In the AIVC March newsletter, an article was based on Gaëlle Guyot of Cerema, France, PhD thesis on 3rd December 2018 entitled “Towards a better integration of indoor air quality and health issues in low-energy houses: Development of a performance-based approach for ventilation”

Future building regulations in building performance, is going to be extended to include indoor air quality (IAQ). The PhD thesis developed a performance-based approach to ensure that ventilation is designed to avoid risks related to occupant’s health.

Air Tightness Testing is often included in the energy performance calculation (EPC) since, more consideration is often given to the EPC than to IAQ issues, however the impact of several zones inter-connected by leaks on the envelope is rarely investigated.

The Study

The study was conducted on 23 detached houses, and an innovative database was developed which included air leakage from 456 exterior and internal partition walls. Once analysed, it revealed that internal air leakage can become as significant as door undercuts and the type of building structure has a significant impact.

They proposed that the air leakage values and dispersion input data for multi-zone IAQ models.

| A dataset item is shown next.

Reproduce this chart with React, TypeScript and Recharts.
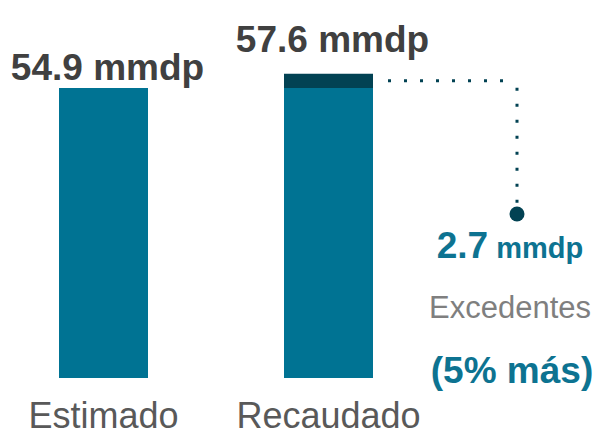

Then through a case study, they quantified the impact of the air-leakage data in IAQ. CO2, humidity and formaldehyde with two types of ventilation were modelled. They were then able to highlight significant impacts and concluded that the detailed air leakage distributions should be used in IAQ performance assessment methods.

They demonstrated that such an approach could help with key choices at the design stage, such as the type of structure, the type of ventilation system and the level of pollutant emissions. They were also able to show that such an approach could help with the ventilation design, notably the distribution of the air inlets and outlets or even the airflows in order to secure the fulfilment of IAQ requirements.